Whedon was not happy. In fact, he says in the interview that "I have never been angrier. But it's the classic, 'When something goes wrong, you assume the writer's a dork.' And that's painful." But Whedon didn't just use his words. After the exchange, he went to the bathroom and punched a bathroom stall, leaving a dent.

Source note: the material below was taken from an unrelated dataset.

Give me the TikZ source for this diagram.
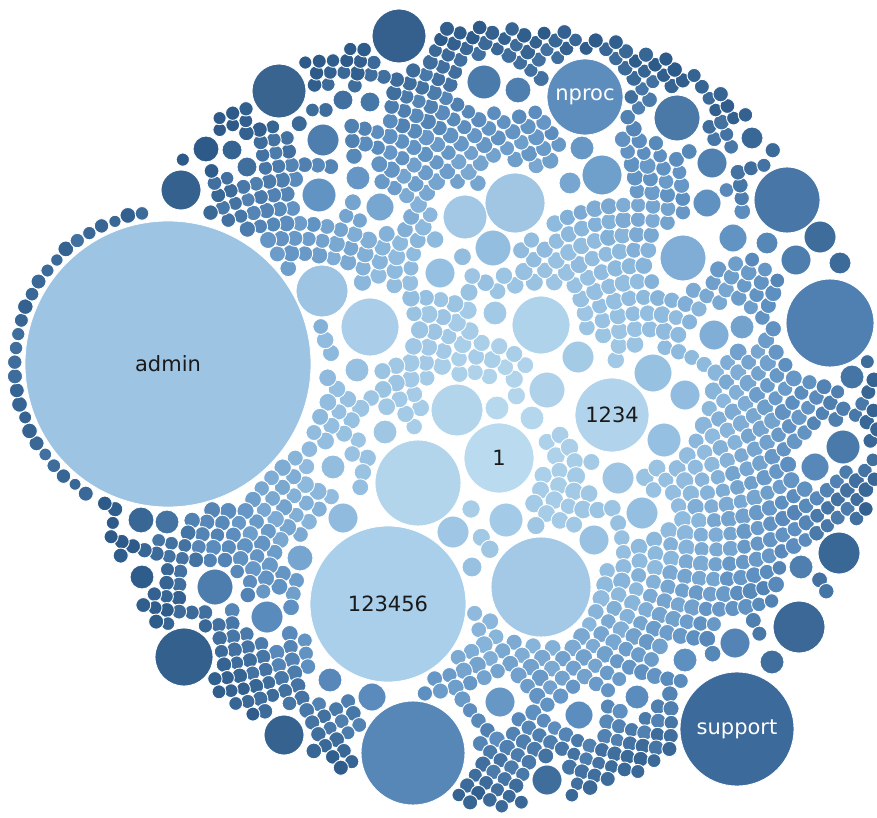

1 Created A Wonder Woman Movie Script
The upcoming Wonder Woman movie has a few writer and story credits, but none of them are Joss Whedon. That's unfortunate, considering Whedon already wrote a script for the film. He talked about the script in detail during an interview with Rookie, describing Wonder Woman's character:
"She was a little bit like Angelina Jolie [laughs]. She sort of traveled the world. She was very powerful and very naïve about people, and the fact that she was a goddess was how I eventually found my in to her humanity and vulnerability, because she would look at us and the way we kill each other and the way we let people starve and the way the world is run and she’d just be like, None of this makes sense to me. I can’t cope with it, I can’t understand, people are insane. And ultimately her romance with Steve was about him getting her to see what it’s like not to be a goddess, what it’s like when you are weak, when you do have all these forces controlling you and there’s nothing you can do about it. That was the sort of central concept of the thing. Him teaching her humanity and her saying, OK, great, but we can still do better."
You can actually read his entire script for the film here. So when the 2017 film comes out, we'll have to compare it to the Whedon version and see who really should have written Wonder Woman.